Work to do: Return all the data, word for word.

### Collected material

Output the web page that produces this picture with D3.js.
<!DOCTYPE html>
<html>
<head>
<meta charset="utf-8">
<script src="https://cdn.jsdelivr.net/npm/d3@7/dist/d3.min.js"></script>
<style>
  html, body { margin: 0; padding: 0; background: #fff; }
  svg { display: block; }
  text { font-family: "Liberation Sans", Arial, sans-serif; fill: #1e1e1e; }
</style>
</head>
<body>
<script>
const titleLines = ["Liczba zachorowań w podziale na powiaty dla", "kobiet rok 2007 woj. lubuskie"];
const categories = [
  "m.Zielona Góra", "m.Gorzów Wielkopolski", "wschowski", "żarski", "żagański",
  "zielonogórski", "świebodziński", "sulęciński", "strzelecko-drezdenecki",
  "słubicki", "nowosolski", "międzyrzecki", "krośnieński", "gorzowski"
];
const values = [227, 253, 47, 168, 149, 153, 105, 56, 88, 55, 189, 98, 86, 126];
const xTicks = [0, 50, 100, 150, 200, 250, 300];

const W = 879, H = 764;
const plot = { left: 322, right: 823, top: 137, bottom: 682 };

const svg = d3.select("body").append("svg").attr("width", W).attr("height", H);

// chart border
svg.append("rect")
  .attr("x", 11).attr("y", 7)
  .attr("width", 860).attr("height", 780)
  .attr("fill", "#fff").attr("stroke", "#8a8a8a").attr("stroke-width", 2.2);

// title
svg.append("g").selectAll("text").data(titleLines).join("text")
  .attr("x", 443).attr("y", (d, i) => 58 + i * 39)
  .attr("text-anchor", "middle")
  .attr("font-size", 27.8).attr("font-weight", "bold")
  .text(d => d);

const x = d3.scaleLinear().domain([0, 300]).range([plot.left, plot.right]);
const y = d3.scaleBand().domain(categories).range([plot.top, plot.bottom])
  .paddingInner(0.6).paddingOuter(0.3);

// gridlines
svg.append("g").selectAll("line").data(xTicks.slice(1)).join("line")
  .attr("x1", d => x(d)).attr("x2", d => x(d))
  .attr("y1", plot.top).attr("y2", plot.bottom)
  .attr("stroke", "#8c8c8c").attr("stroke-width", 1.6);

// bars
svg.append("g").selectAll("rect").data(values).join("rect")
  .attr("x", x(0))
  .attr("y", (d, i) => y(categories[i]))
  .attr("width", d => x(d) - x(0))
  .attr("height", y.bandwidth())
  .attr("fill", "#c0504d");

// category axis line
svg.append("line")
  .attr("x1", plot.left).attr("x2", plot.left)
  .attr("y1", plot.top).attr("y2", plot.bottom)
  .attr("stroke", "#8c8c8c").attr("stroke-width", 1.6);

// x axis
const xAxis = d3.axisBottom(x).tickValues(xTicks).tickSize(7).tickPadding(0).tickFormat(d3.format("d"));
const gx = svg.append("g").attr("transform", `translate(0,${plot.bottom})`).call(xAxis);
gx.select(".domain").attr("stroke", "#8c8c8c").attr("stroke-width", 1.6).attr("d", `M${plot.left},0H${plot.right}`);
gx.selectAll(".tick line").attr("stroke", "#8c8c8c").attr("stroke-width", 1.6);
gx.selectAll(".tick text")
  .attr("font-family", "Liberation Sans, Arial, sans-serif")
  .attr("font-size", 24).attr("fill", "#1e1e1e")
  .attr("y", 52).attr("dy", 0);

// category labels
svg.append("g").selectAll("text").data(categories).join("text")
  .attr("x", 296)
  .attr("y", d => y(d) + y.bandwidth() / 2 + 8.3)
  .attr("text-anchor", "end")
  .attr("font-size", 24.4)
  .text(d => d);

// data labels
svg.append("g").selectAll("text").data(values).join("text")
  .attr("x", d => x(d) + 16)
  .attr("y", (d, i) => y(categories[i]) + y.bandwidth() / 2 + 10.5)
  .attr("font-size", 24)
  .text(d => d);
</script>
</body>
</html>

######

Written solution:
Output the web page that produces this picture with D3.js.
<!DOCTYPE html>
<html>
<head>
<meta charset="utf-8">
<script src="https://cdn.jsdelivr.net/npm/d3@7/dist/d3.min.js"></script>
<style>
  html, body { margin: 0; padding: 0; background: #fff; }
  svg { display: block; }
  text { font-family: "Liberation Sans", Arial, sans-serif; fill: #1e1e1e; }
</style>
</head>
<body>
<script>
const titleLines = ["Liczba zachorowań w podziale na powiaty dla", "kobiet rok 2007 woj. lubuskie"];
const categories = [
  "m.Zielona Góra", "m.Gorzów Wielkopolski", "wschowski", "żarski", "żagański",
  "zielonogórski", "świebodziński", "sulęciński", "strzelecko-drezdenecki",
  "słubicki", "nowosolski", "międzyrzecki", "krośnieński", "gorzowski"
];
const values = [227, 253, 47, 168, 149, 153, 105, 56, 88, 55, 189, 98, 86, 126];
const xTicks = [0, 50, 100, 150, 200, 250, 300];

const W = 879, H = 764;
const plot = { left: 322, right: 823, top: 137, bottom: 682 };

const svg = d3.select("body").append("svg").attr("width", W).attr("height", H);

// chart border
svg.append("rect")
  .attr("x", 11).attr("y", 7)
  .attr("width", 860).attr("height", 780)
  .attr("fill", "#fff").attr("stroke", "#8a8a8a").attr("stroke-width", 2.2);

// title
svg.append("g").selectAll("text").data(titleLines).join("text")
  .attr("x", 443).attr("y", (d, i) => 58 + i * 39)
  .attr("text-anchor", "middle")
  .attr("font-size", 27.8).attr("font-weight", "bold")
  .text(d => d);

const x = d3.scaleLinear().domain([0, 300]).range([plot.left, plot.right]);
const y = d3.scaleBand().domain(categories).range([plot.top, plot.bottom])
  .paddingInner(0.6).paddingOuter(0.3);

// gridlines
svg.append("g").selectAll("line").data(xTicks.slice(1)).join("line")
  .attr("x1", d => x(d)).attr("x2", d => x(d))
  .attr("y1", plot.top).attr("y2", plot.bottom)
  .attr("stroke", "#8c8c8c").attr("stroke-width", 1.6);

// bars
svg.append("g").selectAll("rect").data(values).join("rect")
  .attr("x", x(0))
  .attr("y", (d, i) => y(categories[i]))
  .attr("width", d => x(d) - x(0))
  .attr("height", y.bandwidth())
  .attr("fill", "#c0504d");

// category axis line
svg.append("line")
  .attr("x1", plot.left).attr("x2", plot.left)
  .attr("y1", plot.top).attr("y2", plot.bottom)
  .attr("stroke", "#8c8c8c").attr("stroke-width", 1.6);

// x axis
const xAxis = d3.axisBottom(x).tickValues(xTicks).tickSize(7).tickPadding(0).tickFormat(d3.format("d"));
const gx = svg.append("g").attr("transform", `translate(0,${plot.bottom})`).call(xAxis);
gx.select(".domain").attr("stroke", "#8c8c8c").attr("stroke-width", 1.6).attr("d", `M${plot.left},0H${plot.right}`);
gx.selectAll(".tick line").attr("stroke", "#8c8c8c").attr("stroke-width", 1.6);
gx.selectAll(".tick text")
  .attr("font-family", "Liberation Sans, Arial, sans-serif")
  .attr("font-size", 24).attr("fill", "#1e1e1e")
  .attr("y", 52).attr("dy", 0);

// category labels
svg.append("g").selectAll("text").data(categories).join("text")
  .attr("x", 296)
  .attr("y", d => y(d) + y.bandwidth() / 2 + 8.3)
  .attr("text-anchor", "end")
  .attr("font-size", 24.4)
  .text(d => d);

// data labels
svg.append("g").selectAll("text").data(values).join("text")
  .attr("x", d => x(d) + 16)
  .attr("y", (d, i) => y(categories[i]) + y.bandwidth() / 2 + 10.5)
  .attr("font-size", 24)
  .text(d => d);
</script>
</body>
</html>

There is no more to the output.